_WHAT YOU SHOULD DO_
Scan the data below for the string "that". Show every line where it turns up.

_RECORDS PROVIDED_
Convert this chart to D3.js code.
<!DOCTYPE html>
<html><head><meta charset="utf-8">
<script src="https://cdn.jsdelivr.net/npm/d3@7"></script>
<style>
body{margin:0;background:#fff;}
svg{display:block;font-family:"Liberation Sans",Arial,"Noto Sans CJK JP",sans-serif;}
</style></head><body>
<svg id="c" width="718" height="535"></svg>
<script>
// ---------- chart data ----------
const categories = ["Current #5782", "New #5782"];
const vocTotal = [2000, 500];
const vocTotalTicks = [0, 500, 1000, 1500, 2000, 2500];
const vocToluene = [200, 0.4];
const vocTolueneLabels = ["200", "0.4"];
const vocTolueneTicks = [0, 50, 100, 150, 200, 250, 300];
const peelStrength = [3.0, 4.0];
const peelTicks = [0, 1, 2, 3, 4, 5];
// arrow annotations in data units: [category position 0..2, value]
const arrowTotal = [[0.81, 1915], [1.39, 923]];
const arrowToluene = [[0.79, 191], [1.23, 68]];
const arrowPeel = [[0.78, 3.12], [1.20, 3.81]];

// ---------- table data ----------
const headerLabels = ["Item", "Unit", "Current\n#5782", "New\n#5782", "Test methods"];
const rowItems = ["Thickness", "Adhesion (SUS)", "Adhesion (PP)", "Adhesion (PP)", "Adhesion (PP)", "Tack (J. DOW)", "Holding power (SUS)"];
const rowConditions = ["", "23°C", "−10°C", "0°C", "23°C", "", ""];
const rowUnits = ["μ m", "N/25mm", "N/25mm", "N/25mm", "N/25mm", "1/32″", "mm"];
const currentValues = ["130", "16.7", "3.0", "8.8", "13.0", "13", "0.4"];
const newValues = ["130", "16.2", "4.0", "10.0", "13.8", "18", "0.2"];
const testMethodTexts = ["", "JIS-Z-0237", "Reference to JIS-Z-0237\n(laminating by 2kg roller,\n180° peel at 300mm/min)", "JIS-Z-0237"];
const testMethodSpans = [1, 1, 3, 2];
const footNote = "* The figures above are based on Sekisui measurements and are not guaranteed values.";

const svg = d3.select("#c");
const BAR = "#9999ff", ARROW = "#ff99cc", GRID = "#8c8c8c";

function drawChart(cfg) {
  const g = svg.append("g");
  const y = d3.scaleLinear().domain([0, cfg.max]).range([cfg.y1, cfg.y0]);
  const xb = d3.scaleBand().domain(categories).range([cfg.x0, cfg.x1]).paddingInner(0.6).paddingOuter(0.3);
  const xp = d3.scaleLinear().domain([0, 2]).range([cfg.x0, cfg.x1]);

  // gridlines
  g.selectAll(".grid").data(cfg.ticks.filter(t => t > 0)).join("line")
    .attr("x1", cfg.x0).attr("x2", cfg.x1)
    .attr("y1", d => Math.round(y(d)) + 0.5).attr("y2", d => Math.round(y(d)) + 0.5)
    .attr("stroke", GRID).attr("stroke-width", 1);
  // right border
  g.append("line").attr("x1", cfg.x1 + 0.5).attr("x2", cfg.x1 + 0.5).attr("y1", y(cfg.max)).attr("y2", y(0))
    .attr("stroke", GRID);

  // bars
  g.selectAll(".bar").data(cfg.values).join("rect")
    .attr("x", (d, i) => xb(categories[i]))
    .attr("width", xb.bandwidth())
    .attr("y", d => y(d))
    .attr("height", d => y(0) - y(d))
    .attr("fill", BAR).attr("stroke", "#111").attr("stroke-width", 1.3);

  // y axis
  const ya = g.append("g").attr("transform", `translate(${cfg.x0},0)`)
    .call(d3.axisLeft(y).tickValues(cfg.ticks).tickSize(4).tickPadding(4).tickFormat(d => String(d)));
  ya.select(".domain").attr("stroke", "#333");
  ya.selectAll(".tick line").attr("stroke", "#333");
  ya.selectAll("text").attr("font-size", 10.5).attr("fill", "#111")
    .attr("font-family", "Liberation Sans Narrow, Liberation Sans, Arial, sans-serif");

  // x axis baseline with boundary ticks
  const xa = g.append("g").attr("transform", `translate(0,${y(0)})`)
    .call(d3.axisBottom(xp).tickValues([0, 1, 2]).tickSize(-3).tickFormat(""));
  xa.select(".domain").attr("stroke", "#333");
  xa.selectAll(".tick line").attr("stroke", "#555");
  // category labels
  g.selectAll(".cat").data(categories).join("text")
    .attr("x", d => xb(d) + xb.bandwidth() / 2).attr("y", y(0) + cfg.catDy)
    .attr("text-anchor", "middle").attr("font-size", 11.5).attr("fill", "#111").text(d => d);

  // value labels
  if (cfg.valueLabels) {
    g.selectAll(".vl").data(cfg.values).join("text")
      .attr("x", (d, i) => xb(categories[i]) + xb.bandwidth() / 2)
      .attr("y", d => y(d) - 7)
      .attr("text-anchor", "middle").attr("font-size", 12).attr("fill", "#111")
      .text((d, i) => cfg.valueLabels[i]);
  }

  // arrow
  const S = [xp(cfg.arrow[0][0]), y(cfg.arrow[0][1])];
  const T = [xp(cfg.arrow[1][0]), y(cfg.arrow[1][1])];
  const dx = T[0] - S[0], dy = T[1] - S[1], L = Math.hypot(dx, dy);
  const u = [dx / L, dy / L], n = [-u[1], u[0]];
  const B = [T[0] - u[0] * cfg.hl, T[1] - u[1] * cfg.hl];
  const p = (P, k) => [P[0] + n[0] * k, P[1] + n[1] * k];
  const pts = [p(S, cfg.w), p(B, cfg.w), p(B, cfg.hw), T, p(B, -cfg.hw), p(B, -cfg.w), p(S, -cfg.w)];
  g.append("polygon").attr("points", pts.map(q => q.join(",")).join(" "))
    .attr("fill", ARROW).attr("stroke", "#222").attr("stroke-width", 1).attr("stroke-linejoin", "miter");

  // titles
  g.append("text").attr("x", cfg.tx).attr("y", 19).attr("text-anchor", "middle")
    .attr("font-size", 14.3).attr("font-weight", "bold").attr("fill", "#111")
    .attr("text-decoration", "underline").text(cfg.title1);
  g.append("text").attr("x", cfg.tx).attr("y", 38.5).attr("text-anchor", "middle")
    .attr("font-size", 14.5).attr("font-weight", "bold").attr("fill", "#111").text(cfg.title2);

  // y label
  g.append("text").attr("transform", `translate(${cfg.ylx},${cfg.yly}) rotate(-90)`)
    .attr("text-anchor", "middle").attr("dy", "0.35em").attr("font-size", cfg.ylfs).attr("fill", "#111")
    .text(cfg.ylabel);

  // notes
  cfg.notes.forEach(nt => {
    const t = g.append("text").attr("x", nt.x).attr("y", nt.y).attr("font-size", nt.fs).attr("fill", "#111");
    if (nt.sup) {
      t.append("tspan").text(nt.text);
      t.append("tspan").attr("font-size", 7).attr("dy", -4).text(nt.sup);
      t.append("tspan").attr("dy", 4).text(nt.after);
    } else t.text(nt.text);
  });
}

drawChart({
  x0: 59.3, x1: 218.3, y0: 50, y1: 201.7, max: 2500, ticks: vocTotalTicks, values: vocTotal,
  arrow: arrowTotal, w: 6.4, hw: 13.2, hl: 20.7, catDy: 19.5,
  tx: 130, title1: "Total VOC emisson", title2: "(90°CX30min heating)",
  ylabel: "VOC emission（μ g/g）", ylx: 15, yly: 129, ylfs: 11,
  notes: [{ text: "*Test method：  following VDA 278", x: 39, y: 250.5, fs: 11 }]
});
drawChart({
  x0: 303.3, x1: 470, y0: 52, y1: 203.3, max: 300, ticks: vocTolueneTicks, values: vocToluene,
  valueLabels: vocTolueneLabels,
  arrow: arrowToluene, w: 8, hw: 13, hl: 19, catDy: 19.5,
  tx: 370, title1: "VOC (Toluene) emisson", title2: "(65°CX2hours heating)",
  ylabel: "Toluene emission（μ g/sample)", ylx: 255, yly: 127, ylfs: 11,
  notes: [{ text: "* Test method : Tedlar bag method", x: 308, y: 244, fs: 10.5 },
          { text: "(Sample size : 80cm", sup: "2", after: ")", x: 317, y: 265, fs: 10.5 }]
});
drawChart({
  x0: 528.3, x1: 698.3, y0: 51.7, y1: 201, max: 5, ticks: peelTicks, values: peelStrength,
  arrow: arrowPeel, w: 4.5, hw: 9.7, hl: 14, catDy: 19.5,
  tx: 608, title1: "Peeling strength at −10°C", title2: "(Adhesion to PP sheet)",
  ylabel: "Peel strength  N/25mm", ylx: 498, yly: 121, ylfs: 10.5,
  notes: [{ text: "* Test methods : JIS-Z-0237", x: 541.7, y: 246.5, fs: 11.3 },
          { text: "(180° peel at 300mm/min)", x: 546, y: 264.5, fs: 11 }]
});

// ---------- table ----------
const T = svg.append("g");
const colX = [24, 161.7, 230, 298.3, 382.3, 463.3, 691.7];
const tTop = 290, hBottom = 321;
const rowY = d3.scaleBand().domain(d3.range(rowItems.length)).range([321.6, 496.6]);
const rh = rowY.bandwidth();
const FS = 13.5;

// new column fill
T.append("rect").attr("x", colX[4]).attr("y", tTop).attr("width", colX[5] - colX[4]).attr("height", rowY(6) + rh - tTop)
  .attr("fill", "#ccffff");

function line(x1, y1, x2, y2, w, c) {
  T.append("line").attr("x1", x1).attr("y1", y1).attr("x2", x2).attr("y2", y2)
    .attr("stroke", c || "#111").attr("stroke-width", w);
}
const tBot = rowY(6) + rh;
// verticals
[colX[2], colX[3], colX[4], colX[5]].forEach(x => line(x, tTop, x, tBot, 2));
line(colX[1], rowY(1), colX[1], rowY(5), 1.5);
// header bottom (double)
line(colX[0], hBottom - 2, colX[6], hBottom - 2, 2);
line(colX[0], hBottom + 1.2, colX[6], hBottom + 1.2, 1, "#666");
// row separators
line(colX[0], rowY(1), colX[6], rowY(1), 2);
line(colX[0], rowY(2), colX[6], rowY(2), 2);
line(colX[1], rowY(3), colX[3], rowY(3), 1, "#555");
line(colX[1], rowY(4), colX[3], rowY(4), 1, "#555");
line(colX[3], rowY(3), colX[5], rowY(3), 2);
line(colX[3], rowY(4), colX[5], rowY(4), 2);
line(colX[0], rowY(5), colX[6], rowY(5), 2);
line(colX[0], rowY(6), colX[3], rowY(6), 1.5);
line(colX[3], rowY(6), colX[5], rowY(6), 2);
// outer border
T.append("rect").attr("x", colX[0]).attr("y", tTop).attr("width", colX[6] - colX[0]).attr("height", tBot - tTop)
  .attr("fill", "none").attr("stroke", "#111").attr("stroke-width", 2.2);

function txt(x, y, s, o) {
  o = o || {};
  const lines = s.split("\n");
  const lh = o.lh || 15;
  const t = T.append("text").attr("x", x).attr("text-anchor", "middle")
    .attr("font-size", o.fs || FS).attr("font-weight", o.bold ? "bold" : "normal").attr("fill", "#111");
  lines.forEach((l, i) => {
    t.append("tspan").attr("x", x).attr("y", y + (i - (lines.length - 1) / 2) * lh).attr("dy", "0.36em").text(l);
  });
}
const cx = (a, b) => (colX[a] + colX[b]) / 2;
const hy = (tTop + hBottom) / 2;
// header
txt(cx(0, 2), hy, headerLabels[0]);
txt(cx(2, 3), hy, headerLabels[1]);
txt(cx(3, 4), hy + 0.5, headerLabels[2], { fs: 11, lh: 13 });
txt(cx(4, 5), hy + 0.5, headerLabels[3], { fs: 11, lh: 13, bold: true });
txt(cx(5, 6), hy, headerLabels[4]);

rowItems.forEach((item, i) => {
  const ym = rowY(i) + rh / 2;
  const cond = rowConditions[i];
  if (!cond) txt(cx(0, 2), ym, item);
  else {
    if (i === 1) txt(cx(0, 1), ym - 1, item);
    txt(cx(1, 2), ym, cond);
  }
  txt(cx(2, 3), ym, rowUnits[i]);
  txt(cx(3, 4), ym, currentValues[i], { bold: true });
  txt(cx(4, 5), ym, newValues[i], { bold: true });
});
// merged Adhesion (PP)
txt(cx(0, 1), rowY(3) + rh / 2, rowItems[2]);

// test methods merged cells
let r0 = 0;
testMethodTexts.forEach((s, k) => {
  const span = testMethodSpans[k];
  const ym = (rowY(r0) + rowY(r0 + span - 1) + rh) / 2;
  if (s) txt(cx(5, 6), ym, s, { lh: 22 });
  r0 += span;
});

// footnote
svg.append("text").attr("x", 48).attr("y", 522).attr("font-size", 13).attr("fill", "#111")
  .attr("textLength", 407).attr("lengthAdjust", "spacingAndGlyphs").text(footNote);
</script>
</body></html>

--

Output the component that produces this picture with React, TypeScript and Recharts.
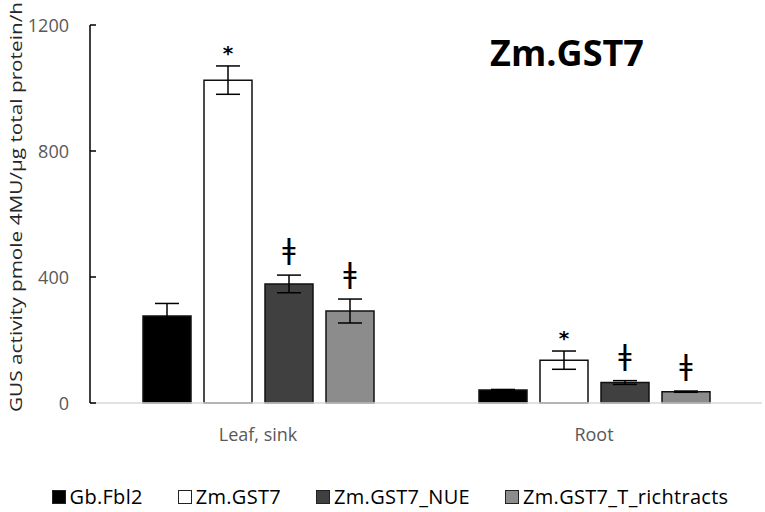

---

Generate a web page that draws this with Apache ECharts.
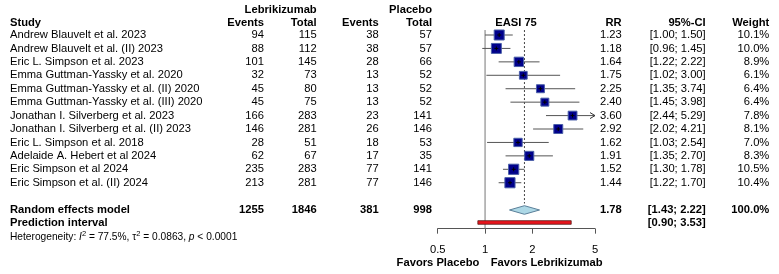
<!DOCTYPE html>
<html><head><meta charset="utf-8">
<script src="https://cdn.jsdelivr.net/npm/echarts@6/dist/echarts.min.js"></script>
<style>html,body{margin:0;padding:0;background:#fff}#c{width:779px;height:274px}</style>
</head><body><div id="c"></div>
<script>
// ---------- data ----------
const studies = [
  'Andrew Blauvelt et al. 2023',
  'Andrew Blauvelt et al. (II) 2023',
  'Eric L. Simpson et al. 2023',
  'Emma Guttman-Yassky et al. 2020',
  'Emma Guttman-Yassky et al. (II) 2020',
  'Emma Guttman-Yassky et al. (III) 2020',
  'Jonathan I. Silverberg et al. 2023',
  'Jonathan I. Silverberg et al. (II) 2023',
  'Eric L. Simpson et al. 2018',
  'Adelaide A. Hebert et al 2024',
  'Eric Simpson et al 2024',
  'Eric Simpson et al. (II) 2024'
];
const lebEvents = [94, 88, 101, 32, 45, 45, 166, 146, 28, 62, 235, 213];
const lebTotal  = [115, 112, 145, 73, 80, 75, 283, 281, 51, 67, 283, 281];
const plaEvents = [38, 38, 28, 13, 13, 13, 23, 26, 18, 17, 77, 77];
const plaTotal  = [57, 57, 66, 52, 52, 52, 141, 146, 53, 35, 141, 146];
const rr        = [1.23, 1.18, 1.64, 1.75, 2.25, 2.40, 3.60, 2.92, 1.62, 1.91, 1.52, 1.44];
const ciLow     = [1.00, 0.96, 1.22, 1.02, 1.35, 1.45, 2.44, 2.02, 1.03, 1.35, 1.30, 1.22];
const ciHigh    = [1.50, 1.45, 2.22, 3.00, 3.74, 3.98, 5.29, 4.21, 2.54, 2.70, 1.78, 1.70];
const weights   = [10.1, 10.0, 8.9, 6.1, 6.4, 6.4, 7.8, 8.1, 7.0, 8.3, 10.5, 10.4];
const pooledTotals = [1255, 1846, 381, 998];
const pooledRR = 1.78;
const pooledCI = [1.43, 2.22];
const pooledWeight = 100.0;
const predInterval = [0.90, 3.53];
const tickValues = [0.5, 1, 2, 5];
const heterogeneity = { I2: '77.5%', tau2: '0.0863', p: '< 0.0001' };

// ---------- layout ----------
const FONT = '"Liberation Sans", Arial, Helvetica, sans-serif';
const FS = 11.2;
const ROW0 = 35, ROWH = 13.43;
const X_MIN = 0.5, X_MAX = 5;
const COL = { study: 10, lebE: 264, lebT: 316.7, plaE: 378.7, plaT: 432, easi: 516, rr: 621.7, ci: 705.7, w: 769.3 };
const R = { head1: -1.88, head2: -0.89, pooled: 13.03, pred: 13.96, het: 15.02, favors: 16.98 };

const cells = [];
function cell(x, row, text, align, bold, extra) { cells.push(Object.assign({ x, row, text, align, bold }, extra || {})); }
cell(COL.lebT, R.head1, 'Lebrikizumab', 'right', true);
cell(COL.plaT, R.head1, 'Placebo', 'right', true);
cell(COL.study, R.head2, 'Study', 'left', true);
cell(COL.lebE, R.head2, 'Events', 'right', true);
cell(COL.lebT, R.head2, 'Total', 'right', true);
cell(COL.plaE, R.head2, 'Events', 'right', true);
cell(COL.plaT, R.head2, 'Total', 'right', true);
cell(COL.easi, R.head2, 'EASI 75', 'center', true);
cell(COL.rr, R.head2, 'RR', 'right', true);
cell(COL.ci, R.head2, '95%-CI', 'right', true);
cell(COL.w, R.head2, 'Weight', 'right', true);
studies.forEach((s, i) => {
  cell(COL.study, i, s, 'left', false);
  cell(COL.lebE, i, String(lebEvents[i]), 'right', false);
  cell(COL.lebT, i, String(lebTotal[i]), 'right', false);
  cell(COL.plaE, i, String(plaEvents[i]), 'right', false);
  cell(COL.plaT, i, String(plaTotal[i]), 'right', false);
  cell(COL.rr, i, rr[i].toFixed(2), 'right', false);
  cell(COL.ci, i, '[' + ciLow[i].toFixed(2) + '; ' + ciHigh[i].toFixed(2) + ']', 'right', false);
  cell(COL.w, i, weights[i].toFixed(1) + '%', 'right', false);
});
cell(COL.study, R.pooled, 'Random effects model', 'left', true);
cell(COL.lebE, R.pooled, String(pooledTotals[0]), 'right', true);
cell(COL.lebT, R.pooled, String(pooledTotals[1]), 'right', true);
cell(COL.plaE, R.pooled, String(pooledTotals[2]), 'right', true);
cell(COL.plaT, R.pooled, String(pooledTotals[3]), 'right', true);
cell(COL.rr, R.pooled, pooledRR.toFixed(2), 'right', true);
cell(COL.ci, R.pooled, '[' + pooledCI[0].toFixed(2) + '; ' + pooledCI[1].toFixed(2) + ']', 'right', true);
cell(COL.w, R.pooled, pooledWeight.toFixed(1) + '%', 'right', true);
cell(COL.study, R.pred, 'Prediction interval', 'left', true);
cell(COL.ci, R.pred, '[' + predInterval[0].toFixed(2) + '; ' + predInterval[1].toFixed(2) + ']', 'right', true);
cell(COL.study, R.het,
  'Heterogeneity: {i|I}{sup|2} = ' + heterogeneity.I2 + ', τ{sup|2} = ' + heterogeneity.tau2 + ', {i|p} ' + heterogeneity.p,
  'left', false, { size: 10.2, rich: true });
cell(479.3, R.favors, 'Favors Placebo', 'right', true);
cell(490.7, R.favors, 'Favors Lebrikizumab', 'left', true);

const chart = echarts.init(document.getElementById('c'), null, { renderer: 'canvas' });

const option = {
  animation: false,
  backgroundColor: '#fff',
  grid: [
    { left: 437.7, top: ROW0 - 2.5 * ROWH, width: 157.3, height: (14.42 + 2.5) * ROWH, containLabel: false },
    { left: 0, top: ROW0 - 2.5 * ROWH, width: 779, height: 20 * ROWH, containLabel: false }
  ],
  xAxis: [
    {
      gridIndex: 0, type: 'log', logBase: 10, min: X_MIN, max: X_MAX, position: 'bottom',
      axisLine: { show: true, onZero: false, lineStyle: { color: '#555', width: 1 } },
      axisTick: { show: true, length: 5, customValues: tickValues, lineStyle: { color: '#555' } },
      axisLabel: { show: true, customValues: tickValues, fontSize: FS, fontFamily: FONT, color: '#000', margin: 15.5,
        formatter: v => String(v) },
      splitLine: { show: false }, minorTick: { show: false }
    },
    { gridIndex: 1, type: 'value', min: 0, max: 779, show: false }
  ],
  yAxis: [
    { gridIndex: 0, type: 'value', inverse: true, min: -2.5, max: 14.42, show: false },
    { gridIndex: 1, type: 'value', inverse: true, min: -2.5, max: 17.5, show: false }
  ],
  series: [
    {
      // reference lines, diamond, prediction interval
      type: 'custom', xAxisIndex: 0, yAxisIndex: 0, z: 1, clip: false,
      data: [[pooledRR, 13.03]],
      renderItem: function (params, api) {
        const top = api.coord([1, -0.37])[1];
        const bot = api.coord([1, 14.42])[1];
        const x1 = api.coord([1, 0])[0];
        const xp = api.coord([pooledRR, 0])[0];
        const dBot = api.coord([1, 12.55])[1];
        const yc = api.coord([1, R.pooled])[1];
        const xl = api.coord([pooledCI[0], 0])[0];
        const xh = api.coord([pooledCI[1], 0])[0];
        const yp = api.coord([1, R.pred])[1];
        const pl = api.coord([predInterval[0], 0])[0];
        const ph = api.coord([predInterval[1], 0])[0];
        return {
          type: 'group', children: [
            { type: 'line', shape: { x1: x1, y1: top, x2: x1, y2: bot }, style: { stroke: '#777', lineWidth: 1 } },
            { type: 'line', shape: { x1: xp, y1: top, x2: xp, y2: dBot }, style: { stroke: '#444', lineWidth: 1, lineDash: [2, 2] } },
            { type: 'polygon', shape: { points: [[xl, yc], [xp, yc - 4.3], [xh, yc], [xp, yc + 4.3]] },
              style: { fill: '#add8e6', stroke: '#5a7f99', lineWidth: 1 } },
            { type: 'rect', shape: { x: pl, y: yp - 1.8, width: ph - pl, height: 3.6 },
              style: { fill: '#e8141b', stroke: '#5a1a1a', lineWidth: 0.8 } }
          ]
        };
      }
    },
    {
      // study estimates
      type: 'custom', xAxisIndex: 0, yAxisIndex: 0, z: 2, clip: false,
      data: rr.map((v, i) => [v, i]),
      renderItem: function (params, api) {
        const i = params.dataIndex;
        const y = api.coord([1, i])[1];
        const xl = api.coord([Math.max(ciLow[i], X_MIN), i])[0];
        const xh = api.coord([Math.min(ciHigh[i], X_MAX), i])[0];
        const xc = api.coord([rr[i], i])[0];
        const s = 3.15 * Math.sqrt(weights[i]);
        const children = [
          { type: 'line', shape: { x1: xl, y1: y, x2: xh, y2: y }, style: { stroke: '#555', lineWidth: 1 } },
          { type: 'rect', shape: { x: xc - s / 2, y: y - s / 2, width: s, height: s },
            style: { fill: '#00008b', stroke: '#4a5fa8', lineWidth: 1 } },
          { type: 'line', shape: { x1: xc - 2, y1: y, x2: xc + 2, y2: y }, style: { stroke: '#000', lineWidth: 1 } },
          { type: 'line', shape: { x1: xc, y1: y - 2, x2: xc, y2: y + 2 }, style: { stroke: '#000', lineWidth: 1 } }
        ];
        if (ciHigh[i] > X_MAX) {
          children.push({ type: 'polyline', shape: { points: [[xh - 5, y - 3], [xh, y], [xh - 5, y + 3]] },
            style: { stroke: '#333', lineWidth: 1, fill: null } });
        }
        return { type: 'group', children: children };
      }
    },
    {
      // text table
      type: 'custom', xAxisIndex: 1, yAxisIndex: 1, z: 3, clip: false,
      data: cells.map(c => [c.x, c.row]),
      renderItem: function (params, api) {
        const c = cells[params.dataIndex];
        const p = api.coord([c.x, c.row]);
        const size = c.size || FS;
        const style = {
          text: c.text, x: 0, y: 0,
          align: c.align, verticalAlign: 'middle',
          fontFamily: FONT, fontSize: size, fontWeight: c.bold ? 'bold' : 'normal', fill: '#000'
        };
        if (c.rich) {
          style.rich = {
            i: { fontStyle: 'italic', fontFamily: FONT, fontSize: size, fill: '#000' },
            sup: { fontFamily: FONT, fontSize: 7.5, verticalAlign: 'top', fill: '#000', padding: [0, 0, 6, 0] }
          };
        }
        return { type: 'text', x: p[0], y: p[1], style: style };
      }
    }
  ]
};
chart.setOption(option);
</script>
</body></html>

_THE RESULT_
Output the component that produces this picture with React, TypeScript and Recharts.
Generate a web page that draws this with Apache ECharts.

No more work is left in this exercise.